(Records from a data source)

** Start **

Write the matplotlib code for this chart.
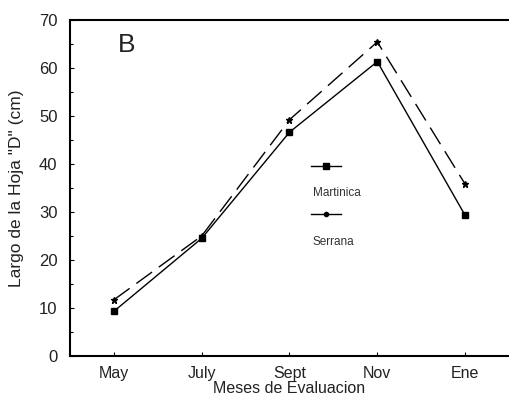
import matplotlib
matplotlib.use("Agg")
import matplotlib.pyplot as plt
from matplotlib.lines import Line2D
from matplotlib.ticker import MultipleLocator

plt.rcParams['font.family'] = ['Liberation Sans', 'DejaVu Sans']

months = ["May", "July", "Sept", "Nov", "Ene"]
martinica = [9.3, 24.5, 46.6, 61.3, 29.3]
serrana = [11.7, 25.0, 49.2, 65.4, 35.8]
yticks = [0, 10, 20, 30, 40, 50, 60, 70]

fig = plt.figure(figsize=(5.09, 4.05), dpi=100)
ax = fig.add_axes([0.1375, 0.121, 0.8625, 0.830])

x = list(range(len(months)))
ax.plot(x, martinica, color='black', lw=1.0, marker='s', markersize=5, ls='-')
ax.plot(x, serrana, color='black', lw=1.0, marker='*', markersize=4.5,
        ls=(0, (14, 6)))

ax.set_xlim(-0.5, 4.5)
ax.set_ylim(0, 70)
ax.set_xticks(x)
ax.set_xticklabels(months, fontsize=11.5, color='#222')
ax.set_yticks(yticks)
ax.set_yticklabels([str(v) for v in yticks], fontsize=12, color='#222')
ax.yaxis.set_minor_locator(MultipleLocator(5))
ax.tick_params(direction='in', length=3, width=0.8)
ax.tick_params(axis='y', pad=9)
ax.tick_params(axis='x', pad=7)
ax.tick_params(which='minor', direction='in', length=2, width=0.8)
ax.spines['right'].set_visible(False)
for s in ['left', 'bottom', 'top']:
    ax.spines[s].set_linewidth(1.5)

ax.set_xlabel("Meses de Evaluacion", fontsize=11.5, labelpad=0, color='#222')
ax.set_ylabel('Largo de la Hoja "D" (cm)', fontsize=12.5, color='#222',
              va='center')
ax.yaxis.set_label_coords(-0.121, 0.5)

ax.text(0.128, 0.926, "B", transform=ax.transAxes, fontsize=19,
        ha='center', va='center', color='#222')

# legend drawn manually
ax.add_line(Line2D([0.549, 0.617], [0.565, 0.565], transform=ax.transAxes,
                   color='black', lw=1.0))
ax.add_line(Line2D([0.583], [0.565], transform=ax.transAxes, color='black',
                   marker='s', markersize=4.5, ls='none'))
ax.text(0.553, 0.485, "Martinica", transform=ax.transAxes, fontsize=8.5,
        ha='left', va='center', color='#333')
ax.add_line(Line2D([0.549, 0.617], [0.423, 0.423], transform=ax.transAxes,
                   color='black', lw=1.0))
ax.add_line(Line2D([0.583], [0.423], transform=ax.transAxes, color='black',
                   marker='o', markersize=3, ls='none'))
ax.text(0.553, 0.339, "Serrana", transform=ax.transAxes, fontsize=8.5,
        ha='left', va='center', color='#333')

fig.savefig("out.png", dpi=100)
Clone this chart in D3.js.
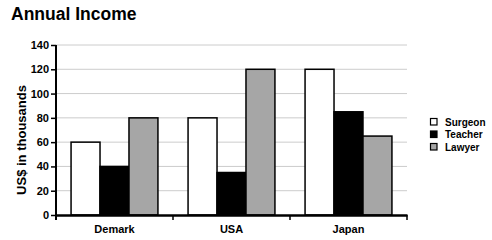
<!DOCTYPE html>
<html>
<head>
<meta charset="utf-8">
<script src="https://cdn.jsdelivr.net/npm/d3@7"></script>
<style>
  body { margin: 0; background: #fff; }
  text { font-family: "Liberation Sans", Arial, sans-serif; font-weight: bold; }
</style>
</head>
<body>
<div id="chart"></div>
<script>
const countries = ['Demark', 'USA', 'Japan'];
const jobs = ['Surgeon', 'Teacher', 'Lawyer'];
const surgeon = [60, 80, 120];
const teacher = [40, 35, 85];
const lawyer = [80, 120, 65];
const yTicks = [0, 20, 40, 60, 80, 100, 120, 140];
const colors = { Surgeon: '#ffffff', Teacher: '#000000', Lawyer: '#a6a6a6' };

const seriesVals = { Surgeon: surgeon, Teacher: teacher, Lawyer: lawyer };
const w = 492, h = 240;
const margin = { top: 45, right: 85, bottom: 25, left: 56 };

const svg = d3.select('#chart').append('svg').attr('width', w).attr('height', h);

const x = d3.scaleBand().domain(countries).range([margin.left, w - margin.right]).padding(0);
const x1 = d3.scaleBand().domain(jobs).range([0, x.bandwidth()]).paddingInner(0).paddingOuter(0.52);
const y = d3.scaleLinear().domain([0, 140]).range([h - margin.bottom, margin.top]);

// title
svg.append('text').attr('x', 11).attr('y', 20).style('font-size', '17.5px').text('Annual Income');

// gridlines
svg.append('g').selectAll('line').data(yTicks.slice(1)).enter().append('line')
  .attr('x1', margin.left).attr('x2', w - margin.right)
  .attr('y1', d => y(d)).attr('y2', d => y(d))
  .attr('stroke', '#cccccc').attr('stroke-width', 1);

// bars
const groups = svg.append('g').selectAll('g').data(countries).enter().append('g')
  .attr('transform', d => `translate(${x(d)},0)`);
groups.selectAll('rect').data((c, i) => jobs.map(j => ({ job: j, value: seriesVals[j][i] })))
  .enter().append('rect')
  .attr('x', d => x1(d.job)).attr('width', x1.bandwidth())
  .attr('y', d => y(d.value)).attr('height', d => y(0) - y(d.value))
  .attr('fill', d => colors[d.job]).attr('stroke', '#000').attr('stroke-width', 1.5);

// y axis
const yAxis = svg.append('g').attr('transform', `translate(${margin.left},0)`)
  .call(d3.axisLeft(y).tickValues(yTicks).tickSize(5).tickPadding(2));
yAxis.select('.domain').attr('stroke-width', 2).attr('d', `M0,${y(140)}V${y(0) + 5}`);
yAxis.selectAll('.tick line').attr('stroke-width', 1.5);
yAxis.selectAll('text').style('font-size', '11px').attr('fill', '#000');

// x axis
const xAxis = svg.append('g').attr('transform', `translate(0,${y(0)})`)
  .call(d3.axisBottom(x).tickSize(0).tickPadding(10));
xAxis.select('.domain').attr('stroke-width', 2.5);
xAxis.selectAll('text').style('font-size', '11px').attr('fill', '#000');
xAxis.selectAll('line.sep').data(countries).enter().append('line').attr('class', 'sep')
  .attr('x1', d => x(d) + x.bandwidth()).attr('x2', d => x(d) + x.bandwidth())
  .attr('y1', 0).attr('y2', 5).attr('stroke', '#000').attr('stroke-width', 1.5);

// y label
svg.append('text').attr('transform', `translate(26,${(y(0) + y(140)) / 2 + 10}) rotate(-90)`)
  .attr('text-anchor', 'middle').style('font-size', '13px').text('US$ in thousands');

// legend
const legend = svg.append('g').attr('transform', 'translate(430,118)');
jobs.forEach((j, i) => {
  const item = legend.append('g').attr('transform', `translate(0,${i * 12.5})`);
  item.append('rect').attr('x', 0.5).attr('y', 0.5).attr('width', 6.5).attr('height', 6.5)
    .attr('fill', colors[j]).attr('stroke', '#000').attr('stroke-width', 1.2);
  item.append('text').attr('x', 15).attr('y', 7.5).style('font-size', '10px').text(j);
});
</script>
</body>
</html>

** End **

▶ _Instruction_: Search the records above for "this". Copy each line where it is found.

▶ _Complete output_:
Write the matplotlib code for this chart.
Clone this chart in D3.js.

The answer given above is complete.